» TASK DIRECTIONS
Reproduce every line of the listing as written, apart from the pictures.

-=-=-=-=-

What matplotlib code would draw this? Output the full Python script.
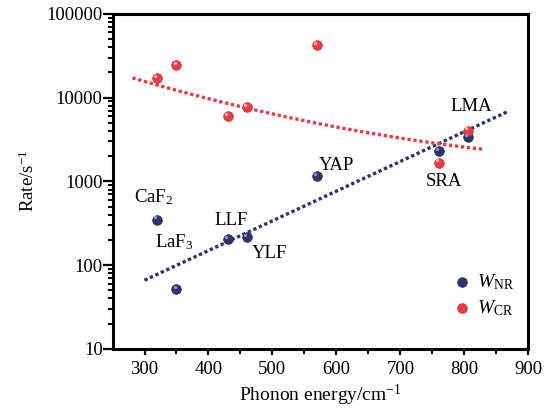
import matplotlib
matplotlib.use("Agg")
import matplotlib.pyplot as plt
import numpy as np
from matplotlib.ticker import LogLocator, FixedLocator, NullFormatter, MultipleLocator

plt.rcParams["font.family"] = ["Liberation Serif", "DejaVu Serif"]
plt.rcParams["mathtext.fontset"] = "custom"
plt.rcParams["mathtext.rm"] = "Liberation Serif"
plt.rcParams["mathtext.it"] = "Liberation Serif:italic"

# phonon energy (cm^-1) of each host
hosts = ["CaF2", "LaF3", "LLF", "YLF", "YAP", "SRA", "LMA"]
phonon = [320, 350, 430, 460, 570, 760, 805]
w_nr = [350, 52, 204, 214, 1150, 2280, 3400]
w_cr = [17300, 24600, 6100, 7700, 42700, 1680, 4050]

# points
nr_fit_x = [300, 867]
nr_fit_y = [66, 6770]
cr_fit_x = [281, 460, 590, 757, 828]
cr_fit_y = [17100, 7680, 4550, 2810, 2450]

# host label positions (data coords)
label_text = ["CaF$_2$", "LaF$_3$", "LLF", "YLF", "YAP", "SRA", "LMA"]
label_x = [284, 316, 409, 467, 573, 739, 778]
label_y = [640, 188, 344, 139, 1550, 1000, 7800]

blue = "#2b3370"
red = "#ee3a40"

fig = plt.figure(figsize=(5.52, 4.09), dpi=100)
ax = fig.add_axes([0.205, 0.147, 0.752, 0.819])

# fitted trends
xs = np.linspace(nr_fit_x[0], nr_fit_x[-1], 100)
c = np.polyfit(nr_fit_x, np.log10(nr_fit_y), 1)
ax.plot(xs, 10 ** np.polyval(c, xs), linestyle=(0, (1, 0.8)), color=blue, lw=2.4)
xs = np.linspace(cr_fit_x[0], cr_fit_x[-1], 100)
c = np.polyfit(cr_fit_x, np.log10(cr_fit_y), 2)
ax.plot(xs, 10 ** np.polyval(c, xs), linestyle=(0, (1, 0.8)), color=red, lw=2.4)

ax.scatter(phonon, w_nr, s=48, color=blue, edgecolors="#1e2450", linewidths=0.5,
           zorder=3, label=r"$W_{\mathrm{NR}}$")
ax.scatter(phonon, w_cr, s=48, color=red, edgecolors="#c82a30", linewidths=0.5,
           zorder=3, label=r"$W_{\mathrm{CR}}$")
# small highlight to give the spheres some shine
ax.scatter(np.array(phonon) - 3, np.array(w_nr) * 1.06, s=6, color="#8d93c0",
           linewidths=0, zorder=4)
ax.scatter(np.array(phonon) - 3, np.array(w_cr) * 1.06, s=6, color="#ffb0b0",
           linewidths=0, zorder=4)

for t, x, y in zip(label_text, label_x, label_y):
    ax.text(x, y, t, fontsize=13.5, va="center", ha="left")

ax.set_yscale("log")
ax.set_xlim(251, 900)
ax.set_ylim(10, 100000)
ax.xaxis.set_major_locator(FixedLocator([300, 400, 500, 600, 700, 800, 900]))
ax.xaxis.set_minor_locator(MultipleLocator(50))
ax.yaxis.set_major_locator(LogLocator(base=10, numticks=10))
ax.yaxis.set_minor_locator(LogLocator(base=10, subs=np.arange(2, 10), numticks=10))
ax.yaxis.set_minor_formatter(NullFormatter())
ax.set_yticks([10, 100, 1000, 10000, 100000])
ax.set_yticklabels(["10", "100", "1000", "10000", "100000"])

ax.tick_params(axis="both", which="major", direction="out", width=1.6, labelsize=13.5)
ax.tick_params(axis="x", which="major", length=4, pad=5)
ax.tick_params(axis="y", which="major", length=7, pad=0.5)
ax.tick_params(axis="both", which="minor", direction="out", length=3.5, width=1.4)
ax.tick_params(top=False, right=False, which="both")
for s in ax.spines.values():
    s.set_linewidth(2.2)

ax.set_xlabel("Phonon energy/cm$^{-1}$", fontsize=14, labelpad=3)
ax.set_ylabel("Rate/s$^{-1}$", fontsize=13.5, labelpad=6)

ax.legend(loc="lower right", bbox_to_anchor=(0.985, 0.07), frameon=False,
          fontsize=14, handletextpad=0.2, labelspacing=0.3, scatterpoints=1,
          borderaxespad=0, handlelength=1.2)

fig.savefig("out.png", dpi=100)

-=-=-=-=-

» CORRECT RESULT
What matplotlib code would draw this? Output the full Python script.
import matplotlib
matplotlib.use("Agg")
import matplotlib.pyplot as plt
import numpy as np
from matplotlib.ticker import LogLocator, FixedLocator, NullFormatter, MultipleLocator

plt.rcParams["font.family"] = ["Liberation Serif", "DejaVu Serif"]
plt.rcParams["mathtext.fontset"] = "custom"
plt.rcParams["mathtext.rm"] = "Liberation Serif"
plt.rcParams["mathtext.it"] = "Liberation Serif:italic"

# phonon energy (cm^-1) of each host
hosts = ["CaF2", "LaF3", "LLF", "YLF", "YAP", "SRA", "LMA"]
phonon = [320, 350, 430, 460, 570, 760, 805]
w_nr = [350, 52, 204, 214, 1150, 2280, 3400]
w_cr = [17300, 24600, 6100, 7700, 42700, 1680, 4050]

# points
nr_fit_x = [300, 867]
nr_fit_y = [66, 6770]
cr_fit_x = [281, 460, 590, 757, 828]
cr_fit_y = [17100, 7680, 4550, 2810, 2450]

# host label positions (data coords)
label_text = ["CaF$_2$", "LaF$_3$", "LLF", "YLF", "YAP", "SRA", "LMA"]
label_x = [284, 316, 409, 467, 573, 739, 778]
label_y = [640, 188, 344, 139, 1550, 1000, 7800]

blue = "#2b3370"
red = "#ee3a40"

fig = plt.figure(figsize=(5.52, 4.09), dpi=100)
ax = fig.add_axes([0.205, 0.147, 0.752, 0.819])

# fitted trends
xs = np.linspace(nr_fit_x[0], nr_fit_x[-1], 100)
c = np.polyfit(nr_fit_x, np.log10(nr_fit_y), 1)
ax.plot(xs, 10 ** np.polyval(c, xs), linestyle=(0, (1, 0.8)), color=blue, lw=2.4)
xs = np.linspace(cr_fit_x[0], cr_fit_x[-1], 100)
c = np.polyfit(cr_fit_x, np.log10(cr_fit_y), 2)
ax.plot(xs, 10 ** np.polyval(c, xs), linestyle=(0, (1, 0.8)), color=red, lw=2.4)

ax.scatter(phonon, w_nr, s=48, color=blue, edgecolors="#1e2450", linewidths=0.5,
           zorder=3, label=r"$W_{\mathrm{NR}}$")
ax.scatter(phonon, w_cr, s=48, color=red, edgecolors="#c82a30", linewidths=0.5,
           zorder=3, label=r"$W_{\mathrm{CR}}$")
# small highlight to give the spheres some shine
ax.scatter(np.array(phonon) - 3, np.array(w_nr) * 1.06, s=6, color="#8d93c0",
           linewidths=0, zorder=4)
ax.scatter(np.array(phonon) - 3, np.array(w_cr) * 1.06, s=6, color="#ffb0b0",
           linewidths=0, zorder=4)

for t, x, y in zip(label_text, label_x, label_y):
    ax.text(x, y, t, fontsize=13.5, va="center", ha="left")

ax.set_yscale("log")
ax.set_xlim(251, 900)
ax.set_ylim(10, 100000)
ax.xaxis.set_major_locator(FixedLocator([300, 400, 500, 600, 700, 800, 900]))
ax.xaxis.set_minor_locator(MultipleLocator(50))
ax.yaxis.set_major_locator(LogLocator(base=10, numticks=10))
ax.yaxis.set_minor_locator(LogLocator(base=10, subs=np.arange(2, 10), numticks=10))
ax.yaxis.set_minor_formatter(NullFormatter())
ax.set_yticks([10, 100, 1000, 10000, 100000])
ax.set_yticklabels(["10", "100", "1000", "10000", "100000"])

ax.tick_params(axis="both", which="major", direction="out", width=1.6, labelsize=13.5)
ax.tick_params(axis="x", which="major", length=4, pad=5)
ax.tick_params(axis="y", which="major", length=7, pad=0.5)
ax.tick_params(axis="both", which="minor", direction="out", length=3.5, width=1.4)
ax.tick_params(top=False, right=False, which="both")
for s in ax.spines.values():
    s.set_linewidth(2.2)

ax.set_xlabel("Phonon energy/cm$^{-1}$", fontsize=14, labelpad=3)
ax.set_ylabel("Rate/s$^{-1}$", fontsize=13.5, labelpad=6)

ax.legend(loc="lower right", bbox_to_anchor=(0.985, 0.07), frameon=False,
          fontsize=14, handletextpad=0.2, labelspacing=0.3, scatterpoints=1,
          borderaxespad=0, handlelength=1.2)

fig.savefig("out.png", dpi=100)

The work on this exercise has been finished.